Review the material line by line. Identify and copy every line that contains the string "this".

Records with drawing code:

┌────────

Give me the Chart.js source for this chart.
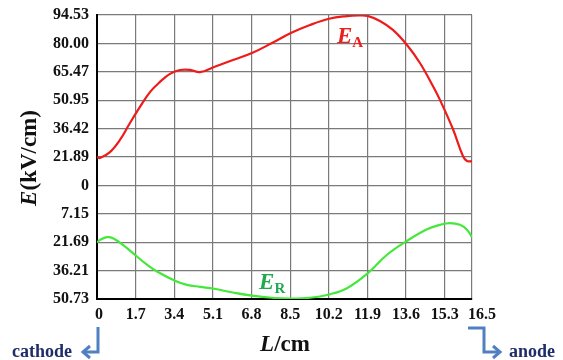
<!DOCTYPE html>
<html><head><meta charset="utf-8">
<script src="https://cdn.jsdelivr.net/npm/chart.js@4"></script>
<style>html,body{margin:0;padding:0;background:#fff}#wrap{width:563px;height:360px}</style>
</head><body><div id="wrap"><canvas id="c" width="563" height="360"></canvas></div>
<script>
// Distance from cathode (cm) and field strength (kV/cm)
const lengthA = [0, 0.13, 0.57, 1.01, 1.45, 1.89, 2.33, 2.77, 3.21, 3.65, 4.09, 4.53, 5.15, 5.98, 6.82, 7.70, 8.53, 9.37, 10.21, 11.0, 11.5, 11.9, 12.45, 13.02, 13.64, 14.21, 14.78, 15.09, 15.66, 16.10, 16.28, 16.5];
const fieldA  = [21.89, 21.4, 24.4, 30.6, 39.3, 47.5, 55.1, 60.3, 64.4, 66.4, 66.5, 65.3, 67.9, 71.5, 75.1, 80.2, 85.3, 89.4, 92.6, 94.0, 94.3, 94.1, 91.5, 86.9, 79.2, 70.0, 58.2, 51.1, 36.2, 22.4, 19.8, 19.8];
const lengthR = [0, 0.13, 0.44, 0.70, 1.14, 1.72, 2.2, 2.64, 3.43, 3.96, 4.53, 5.15, 5.98, 6.82, 7.70, 8.53, 9.37, 10.21, 11.0, 11.92, 12.76, 13.64, 14.52, 15.09, 15.53, 15.97, 16.28, 16.5];
const fieldR  = [21.8, 20.5, 19.1, 19.6, 23.0, 28.6, 33.2, 36.7, 41.4, 43.5, 44.5, 45.5, 47.4, 49.0, 50.1, 50.5, 50.1, 48.4, 45.2, 37.5, 28.1, 21.0, 15.1, 12.8, 11.9, 12.8, 15.3, 19.1];
const xTickValues = [0, 1.7, 3.4, 5.1, 6.8, 8.5, 10.2, 11.9, 13.6, 15.3, 16.5];
const xTickLabels = ['0','1.7','3.4','5.1','6.8','8.5','10.2','11.9','13.6','15.3','16.5'];
// y tick labels, bottom (row 0) to top (row 10): lower part is E_R (inverted), upper part is E_A
const yTickLabels = ['50.73','36.21','21.69','7.15','0','21.89','36.42','50.95','65.47','80.00','94.53'];

// map field values onto the split axis rows
const rowA = e => 5 + (e - 21.89) / 14.53;
const rowR = e => 3 - (e - 7.15) / 14.527;

const dataA = lengthA.map((x, i) => ({x, y: rowA(fieldA[i])}));
const dataR = lengthR.map((x, i) => ({x, y: rowR(fieldR[i])}));

const SERIF = '"Liberation Serif", "Times New Roman", serif';

const extras = {
  id: 'extras',
  afterDraw(chart) {
    const ctx = chart.ctx, xs = chart.scales.x, ys = chart.scales.y, a = chart.chartArea;
    ctx.save();
    // x tick labels (last one sits a little to the right of its grid line)
    ctx.fillStyle = '#111';
    ctx.font = 'bold 16px ' + SERIF;
    ctx.textAlign = 'center';
    ctx.textBaseline = 'middle';
    xTickValues.forEach((v, i) => {
      let px = xs.getPixelForValue(v);
      if (i === 0) px += 2;
      if (i === xTickValues.length - 1) px += 10;
      ctx.fillText(xTickLabels[i], px, a.bottom + 16);
    });
    ctx.restore();

    ctx.save();
    // y title
    ctx.translate(30, 158);
    ctx.rotate(-Math.PI / 2);
    ctx.fillStyle = '#111';
    ctx.textBaseline = 'middle';
    ctx.font = 'italic bold 23px ' + SERIF;
    const w1 = ctx.measureText('E').width;
    ctx.font = 'bold 23px ' + SERIF;
    const w2 = ctx.measureText('(kV/cm)').width;
    let sx = -(w1 + w2) / 2;
    ctx.font = 'italic bold 23px ' + SERIF;
    ctx.textAlign = 'left';
    ctx.fillText('E', sx, 0);
    ctx.font = 'bold 23px ' + SERIF;
    ctx.fillText('(kV/cm)', sx + w1, 0);
    ctx.restore();

    ctx.save();
    // x title
    ctx.fillStyle = '#111';
    ctx.textBaseline = 'alphabetic';
    ctx.font = 'italic bold 23px ' + SERIF;
    const l1 = ctx.measureText('L').width;
    ctx.font = 'bold 23px ' + SERIF;
    const l2 = ctx.measureText('/cm').width;
    let tx = 285 - (l1 + l2) / 2;
    ctx.font = 'italic bold 23px ' + SERIF;
    ctx.fillText('L', tx, 351);
    ctx.font = 'bold 23px ' + SERIF;
    ctx.fillText('/cm', tx + l1, 351);

    // series labels
    function seriesLabel(main, sub, color, xv, yv) {
      const px = xs.getPixelForValue(xv), py = ys.getPixelForValue(yv);
      ctx.fillStyle = color;
      ctx.font = 'italic bold 23px ' + SERIF;
      ctx.fillText(main, px, py);
      const mw = ctx.measureText(main).width;
      ctx.font = 'bold 15px ' + SERIF;
      ctx.fillText(sub, px + mw, py + 4);
    }
    seriesLabel('E', 'A', '#E8201E', 10.56, 9.0);
    seriesLabel('E', 'R', '#1FAA50', 7.13, 0.35);

    // cathode / anode
    ctx.fillStyle = '#1F2D6A';
    ctx.font = 'bold 18px ' + SERIF;
    ctx.textBaseline = 'middle';
    ctx.textAlign = 'left';
    ctx.fillText('cathode', 12, 352);
    ctx.fillText('anode', 509, 352);

    ctx.strokeStyle = '#4F81C2';
    ctx.lineWidth = 3;
    ctx.lineJoin = 'miter';
    ctx.beginPath();
    ctx.moveTo(98, 327); ctx.lineTo(98, 352); ctx.lineTo(84, 352);
    ctx.stroke();
    ctx.beginPath();
    ctx.moveTo(90, 346); ctx.lineTo(83, 352); ctx.lineTo(90, 358);
    ctx.stroke();
    ctx.beginPath();
    ctx.moveTo(468, 328); ctx.lineTo(484, 328); ctx.lineTo(484, 352); ctx.lineTo(499, 352);
    ctx.stroke();
    ctx.beginPath();
    ctx.moveTo(493, 346); ctx.lineTo(500, 352); ctx.lineTo(493, 358);
    ctx.stroke();
    ctx.restore();
  }
};

new Chart(document.getElementById('c'), {
  type: 'scatter',
  data: {
    datasets: [
      {label: 'E_A', data: dataA, showLine: true, borderColor: '#EE1B1B', borderWidth: 2.2, pointRadius: 0, tension: 0.4, fill: false},
      {label: 'E_R', data: dataR, showLine: true, borderColor: '#44E83A', borderWidth: 2.2, pointRadius: 0, tension: 0.4, fill: false}
    ]
  },
  options: {
    responsive: false,
    animation: false,
    devicePixelRatio: 1,
    layout: {padding: {left: 0, right: 91, top: 15, bottom: 0}},
    plugins: {legend: {display: false}, tooltip: {enabled: false}},
    scales: {
      x: {
        type: 'linear', min: 0, max: 16.5,
        afterBuildTicks: s => { s.ticks = xTickValues.map(v => ({value: v})); },
        afterFit: s => { s.height = 61; s.paddingLeft = 0; s.paddingRight = 0; },
        ticks: {display: false},
        grid: {color: '#7a7a7a', lineWidth: 1.2, drawTicks: false},
        border: {color: '#000', width: 2}
      },
      y: {
        type: 'linear', min: 0, max: 10,
        afterBuildTicks: s => { s.ticks = yTickLabels.map((t, i) => ({value: i})); },
        afterFit: s => { s.width = 97; s.paddingTop = 0; s.paddingBottom = 0; },
        ticks: {
          callback: (v) => yTickLabels[v],
          color: '#111', font: {family: SERIF, size: 16, weight: 'bold'}, padding: 8, autoSkip: false
        },
        grid: {color: '#7a7a7a', lineWidth: 1.2, drawTicks: false},
        border: {color: '#000', width: 2}
      }
    }
  },
  plugins: [extras]
});
</script>
</body></html>
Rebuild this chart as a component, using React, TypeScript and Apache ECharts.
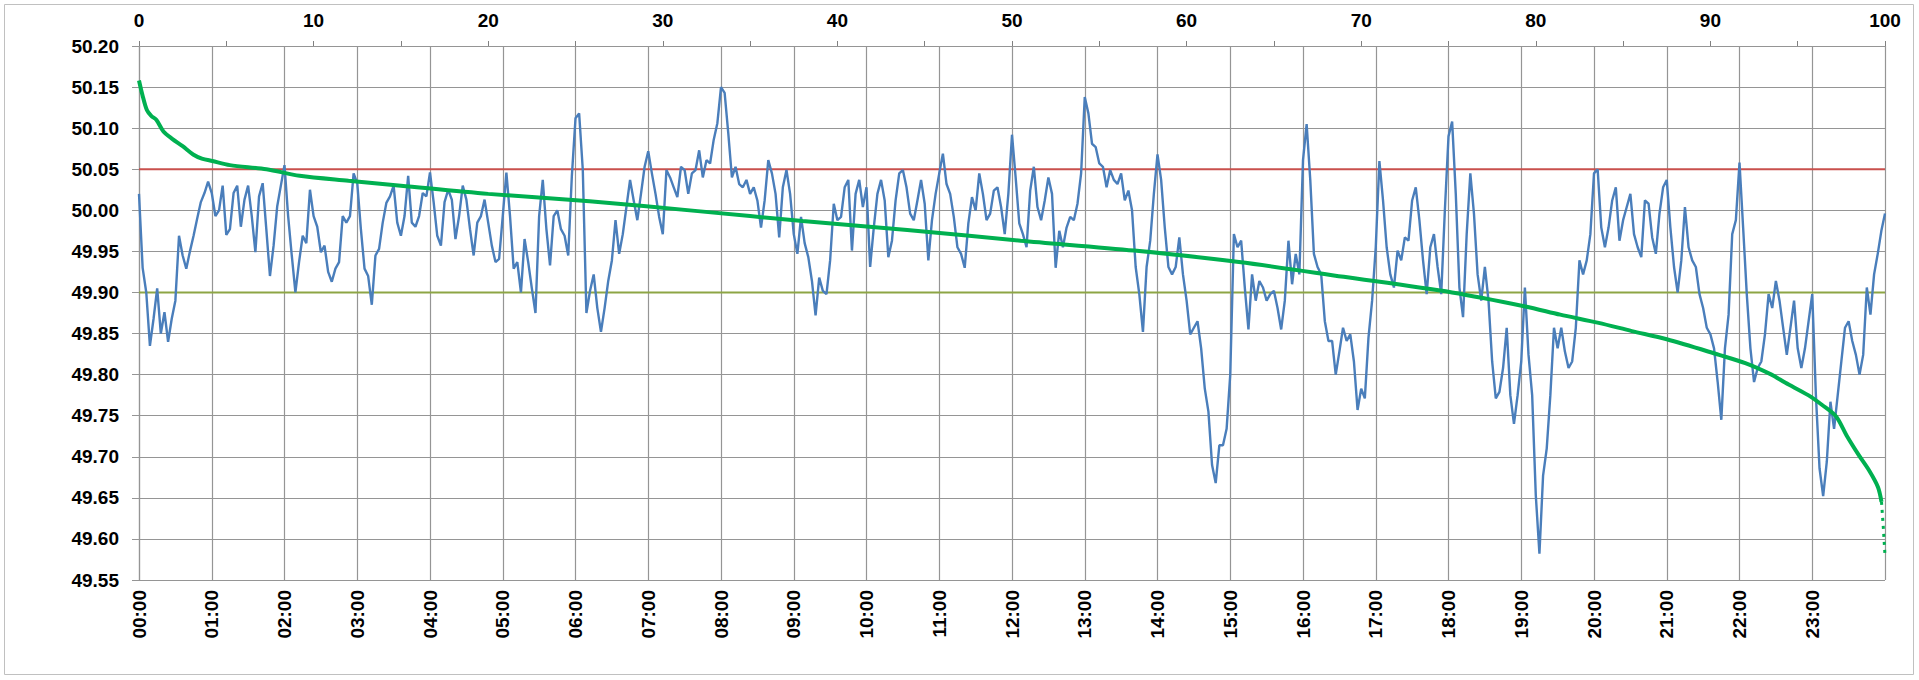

└────────

→ **Correct output**
Give me the Chart.js source for this chart.
Rebuild this chart as a component, using React, TypeScript and Apache ECharts.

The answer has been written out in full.